Army Halts Plans to Scuttle Its Fleet of Watercraft

A crew member of the Army’s Logistics Support Vessel Maj. Gen. Charles P. Gross (LSV 5) shoots a Mossberg 12 gauge shotgun during range qualifications on the northern Arabian Gulf, March 13, 2019.  (Veronica McNabb/U.S. Army National Guard)
A crew member of the Army’s Logistics Support Vessel Maj. Gen. Charles P. Gross (LSV 5) shoots a Mossberg 12 gauge shotgun during range qualifications on the northern Arabian Gulf, March 13, 2019. (Veronica McNabb/U.S. Army National Guard)

The Army has suspended plans to shut down its watercraft units and sell many of the service's ships until a congressionally-mandated study is complete, Pentagon and Army officials have confirmed.

The July 26 decision halts the Army's longstanding plan to divest the service's watercraft assets. That effort began in earnest in early July when the Army began the disposal process of many of its logistics support vessels, landing craft and other vessels through the General Service's Administration's (GSA) public auction website, a Defense Department official told Military.com.

The development was first reported by The Drive and gCaptain.com.

The Army confirmed on Friday that it has suspended the effort.

"The Army is delaying implementation of its watercraft restructure plan, with respect to both vessels and units, until completion of an Office of the Secretary of Defense watercraft study which is expected to be concluded by the end of the fiscal year," Army spokesman Lt. Col. Emanuel Ortiz said in a statement.

Back in early June, lawmakers from the House Armed Services Committee's seapower and projection forces subcommittee opposed the plan and inserted language in the fiscal 2020 National Defense Authorization Bill to limit the use of funds for the inactivation of watercraft units until the plan could be studied further.

The language directed the Secretary of Defense to ensure that the Army completes a watercraft requirements review and contract a federally-funded "research and development corporation" to review and validate the Army's ability to meet combatant commanders' watercraft requirements, according to the bill's language.
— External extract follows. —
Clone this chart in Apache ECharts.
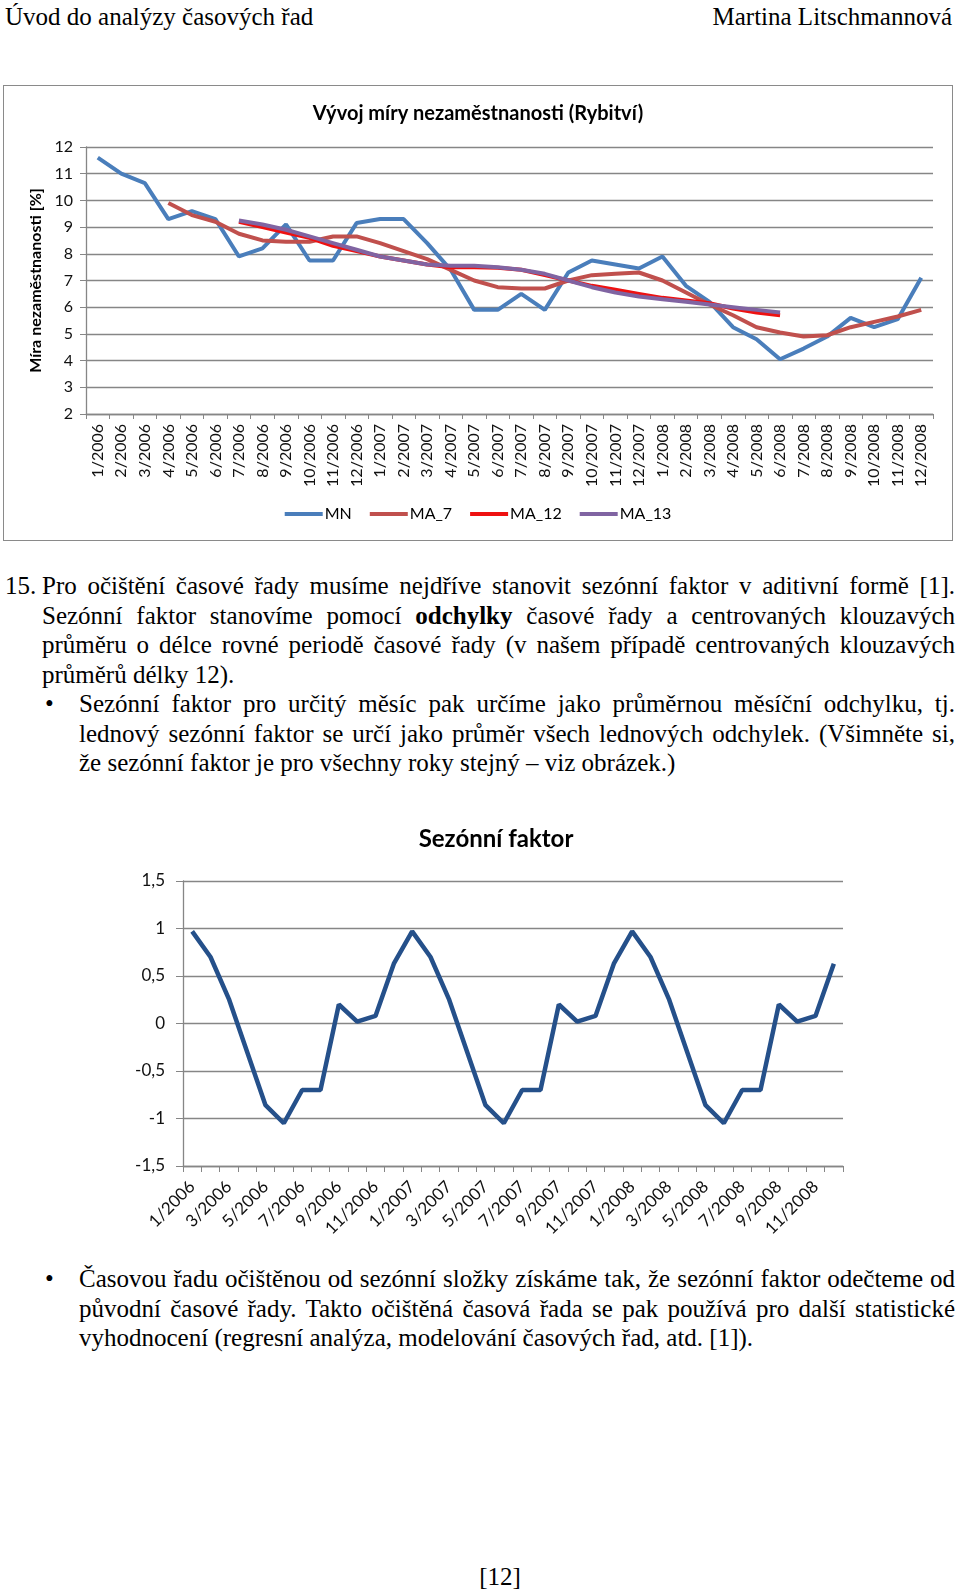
<!DOCTYPE html>
<html>
<head>
<meta charset="utf-8">
<script src="https://cdn.jsdelivr.net/npm/echarts@6/dist/echarts.min.js"></script>
<style>
  html, body { margin:0; padding:0; background:#fff; }
  #page { position:relative; width:960px; height:1593px; overflow:hidden; background:#fff;
          font-family:"Liberation Serif","Times New Roman",serif; color:#000; }
  .ln { position:absolute; font-size:25px; line-height:30px; height:30px; white-space:nowrap; }
  .just { text-align:justify; text-align-last:justify; }
  #c1 { position:absolute; left:3px; top:85px; width:950px; height:456px; border:1px solid #8a8a8a; box-sizing:border-box; }
  #c2 { position:absolute; left:32px; top:800px; width:928px; height:460px; }
</style>
</head>
<body>
<div id="page">
  <div class="ln" style="left:5px; top:2px;"><span>Úvod do analýzy časových řad</span></div>
  <div class="ln" style="left:600px; top:2px; width:352px; text-align:right;"><span>Martina Litschmannová</span></div>

  <div id="c1"></div>

  <div class="ln" style="left:5px; top:571px;"><span>15.</span></div>
  <div class="ln J" style="left:42px; top:571px; width:913px;"><span>Pro očištění časové řady musíme nejdříve stanovit sezónní faktor v aditivní formě [1].</span></div>
  <div class="ln J" style="left:42px; top:601px; width:913px;"><span>Sezónní faktor stanovíme pomocí <b>odchylky</b> časové řady a centrovaných klouzavých</span></div>
  <div class="ln J" style="left:42px; top:630px; width:913px;"><span>průměru o délce rovné periodě časové řady (v našem případě centrovaných klouzavých</span></div>
  <div class="ln" style="left:42px; top:660px;"><span>průměrů délky 12).</span></div>
  <div class="ln" style="left:45px; top:689px;"><span>•</span></div>
  <div class="ln J" style="left:79px; top:689px; width:876px;"><span>Sezónní faktor pro určitý měsíc pak určíme jako průměrnou měsíční odchylku, tj.</span></div>
  <div class="ln J" style="left:79px; top:719px; width:876px;"><span>lednový sezónní faktor se určí jako průměr všech lednových odchylek. (Všimněte si,</span></div>
  <div class="ln" style="left:79px; top:748px;"><span>že sezónní faktor je pro všechny roky stejný – viz obrázek.)</span></div>

  <div id="c2"></div>

  <div class="ln" style="left:45px; top:1264px;"><span>•</span></div>
  <div class="ln J" style="left:79px; top:1264px; width:876px;"><span>Časovou řadu očištěnou od sezónní složky získáme tak, že sezónní faktor odečteme od</span></div>
  <div class="ln J" style="left:79px; top:1294px; width:876px;"><span>původní časové řady. Takto očištěná časová řada se pak používá pro další statistické</span></div>
  <div class="ln" style="left:79px; top:1323px;"><span>vyhodnocení (regresní analýza, modelování časových řad, atd. [1]).</span></div>

  <div class="ln" style="left:420px; top:1562px; width:160px; text-align:center;"><span>[12]</span></div>
</div>

<script>
// ---------- data ----------
const months = [
  '1/2006','2/2006','3/2006','4/2006','5/2006','6/2006','7/2006','8/2006','9/2006','10/2006','11/2006','12/2006',
  '1/2007','2/2007','3/2007','4/2007','5/2007','6/2007','7/2007','8/2007','9/2007','10/2007','11/2007','12/2007',
  '1/2008','2/2008','3/2008','4/2008','5/2008','6/2008','7/2008','8/2008','9/2008','10/2008','11/2008','12/2008'
];
const MN = [
  11.6, 11.0, 10.65, 9.3, 9.6, 9.3, 7.9, 8.2, 9.1, 7.75, 7.75, 9.15,
  9.3, 9.3, 8.4, 7.4, 5.9, 5.9, 6.5, 5.9, 7.3, 7.75, 7.6, 7.45,
  7.9, 6.8, 6.2, 5.25, 4.8, 4.05, 4.45, 4.9, 5.6, 5.25, 5.55, 7.1
];
const MA_7 = [
  null, null, null, 9.9, 9.45, 9.2, 8.75, 8.5, 8.45, 8.45, 8.65, 8.65,
  8.4, 8.1, 7.8, 7.4, 7.0, 6.75, 6.7, 6.7, 7.0, 7.2, 7.25, 7.3,
  7.0, 6.55, 6.1, 5.7, 5.25, 5.05, 4.9, 4.95, 5.25, 5.45, 5.65, 5.9
];
const MA_12 = [
  null, null, null, null, null, null, 9.2, 9.0, 8.8, 8.6, 8.3, 8.1,
  7.9, 7.75, 7.6, 7.5, 7.5, 7.48, 7.4, 7.2, 7.0, 6.8, 6.65, 6.5,
  6.35, 6.25, 6.15, 5.95, 5.8, 5.7, null, null, null, null, null, null
];
const MA_13 = [
  null, null, null, null, null, null, 9.25, 9.1, 8.9, 8.65, 8.4, 8.15,
  7.9, 7.75, 7.6, 7.55, 7.55, 7.5, 7.4, 7.25, 7.0, 6.75, 6.55, 6.4,
  6.3, 6.2, 6.1, 6.0, 5.9, 5.8, null, null, null, null, null, null
];
const sezonniFaktor = [
  0.97, 0.70, 0.26, -0.30, -0.86, -1.05, -0.70, -0.70, 0.20, 0.02, 0.08, 0.63,
  0.97, 0.70, 0.26, -0.30, -0.86, -1.05, -0.70, -0.70, 0.20, 0.02, 0.08, 0.63,
  0.97, 0.70, 0.26, -0.30, -0.86, -1.05, -0.70, -0.70, 0.20, 0.02, 0.08, 0.63
];
const title1 = 'Vývoj míry nezaměstnanosti (Rybitví)';
const yName1 = 'Míra nezaměstnanosti [%]';
const title2 = 'Sezónní faktor';

// ---------- text fitting ----------
document.querySelectorAll('.ln.J').forEach(el => {
  const w = parseFloat(el.style.width);
  const sp = el.querySelector('span');
  const nat = sp.getBoundingClientRect().width;
  if (nat > w) {
    const n = (sp.textContent.match(/ /g) || []).length;
    el.style.wordSpacing = ((w - nat) / n - 0.3) + 'px';
  }
  el.classList.add('just');
});

// ---------- chart 1 ----------
const FONT = 'Lato';
const gridColor = '#868686';
const c1 = echarts.init(document.getElementById('c1'), null, {renderer:'canvas'});
c1.setOption({
  animation: false,
  textStyle: { fontFamily: FONT },
  title: { text: title1, left: 'center', top: 13,
           textStyle: { fontFamily: FONT, fontWeight: 'bold', fontSize: 20, color: '#000' } },
  legend: {
    top: 415, left: 'center', icon: 'rect', itemWidth: 38, itemHeight: 4, itemGap: 18,
    textStyle: { fontFamily: FONT, fontSize: 16, color: '#000', padding: [0,0,0,-3] },
    data: ['MN','MA_7','MA_12','MA_13']
  },
  grid: { left: 82, top: 61, width: 847, height: 267 },
  xAxis: {
    type: 'category', data: months, boundaryGap: true,
    axisLine: { lineStyle: { color: gridColor, width: 1.3 } },
    axisTick: { show: true, interval: 0, length: 5, lineStyle: { color: gridColor } },
    axisLabel: { interval: 0, rotate: 90, margin: 10, fontFamily: FONT, fontSize: 16, color: '#111' }
  },
  yAxis: {
    type: 'value', min: 2, max: 12, interval: 1,
    name: yName1, nameLocation: 'middle', nameGap: 41,
    nameTextStyle: { fontFamily: FONT, fontWeight: 'bold', fontSize: 16, color: '#000' },
    axisLine: { show: true, lineStyle: { color: gridColor, width: 1.3 } },
    axisTick: { show: true, length: 6, lineStyle: { color: gridColor } },
    axisLabel: { margin: 13, fontFamily: FONT, fontSize: 16, color: '#111' },
    splitLine: { lineStyle: { color: gridColor, width: 1.3 } }
  },
  series: [
    { name: 'MN', type: 'line', data: MN, symbol: 'none', color: '#4A7EBB', lineStyle: { width: 4 } },
    { name: 'MA_7', type: 'line', data: MA_7, symbol: 'none', color: '#C0504D', lineStyle: { width: 4 } },
    { name: 'MA_12', type: 'line', data: MA_12, symbol: 'none', color: '#EE1111', lineStyle: { width: 4 } },
    { name: 'MA_13', type: 'line', data: MA_13, symbol: 'none', color: '#8064A2', lineStyle: { width: 4 } }
  ]
});

// ---------- chart 2 ----------
const c2 = echarts.init(document.getElementById('c2'), null, {renderer:'canvas'});
c2.setOption({
  animation: false,
  textStyle: { fontFamily: FONT },
  title: { text: title2, left: 'center', top: 22,
           textStyle: { fontFamily: FONT, fontWeight: 'bold', fontSize: 24, color: '#000' } },
  grid: { left: 151, top: 81, width: 660, height: 285 },
  xAxis: {
    type: 'category', data: months, boundaryGap: true,
    axisLine: { onZero: false, lineStyle: { color: gridColor, width: 1.3 } },
    axisTick: { show: true, interval: 0, length: 6, lineStyle: { color: gridColor } },
    axisLabel: { interval: 1, rotate: 45, margin: 18, fontFamily: FONT, fontSize: 17, color: '#111' }
  },
  yAxis: {
    type: 'value', min: -1.5, max: 1.5, interval: 0.5,
    axisLine: { show: true, lineStyle: { color: gridColor, width: 1.3 } },
    axisTick: { show: true, length: 7, lineStyle: { color: gridColor } },
    axisLabel: { margin: 18, fontFamily: FONT, fontSize: 17, color: '#111',
                 formatter: v => String(v).replace('.', ',') },
    splitLine: { lineStyle: { color: gridColor, width: 1.3 } }
  },
  series: [
    { name: 'Sezónní faktor', type: 'line', data: sezonniFaktor, symbol: 'none',
      color: '#25508A', lineStyle: { width: 4.5 } }
  ]
});
</script>
</body>
</html>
In response, the Pentagon and the Army launched a watercraft study in early June.

"This is an ongoing formal analysis between OSD, the Joint Staff, Army Headquarters and the combatant commands," according to a written statement the Army released at the time. "This will be a long-term process as we review all aspects of Army watercraft employment. The watercraft force that emerges will be more ready and capable of meeting the National Defense Strategy and combatant commander requirements."

But in early July, the Army moved forward with the plan to auction off watercraft assets, the DoD official said.

"Roughly eight specific watercraft hulls were listed; dozens more craft were teased by a banner on the GSA auction site," the DoD official said.

On July 15, Phil MacNaughton, a staff member of the HASC subcommittee, contacted the Army and expressed lawmakers' concerns that the service was making "irreversible" force structure moves before the watercraft study was complete, the DoD official said.

Eleven days later, on July, 26 Army senior leaders ordered the suspension of the watercraft divestment effort "until further direction," the official said.

The order stopped the sale of up to two logistics support vessels along with 18 LCU 2000 landing craft, up to 36 LCM-8 landing craft, 20 tugs and two floating crane barges, according to a July 29 War Zone story that also stated that action halted the inactivation of nine watercraft units.

As a result, the Army pulled all watercraft for auction off the GSA site and removed references to future auctions.

"The bottom line is, it's because the study is still going on," the DoD official said.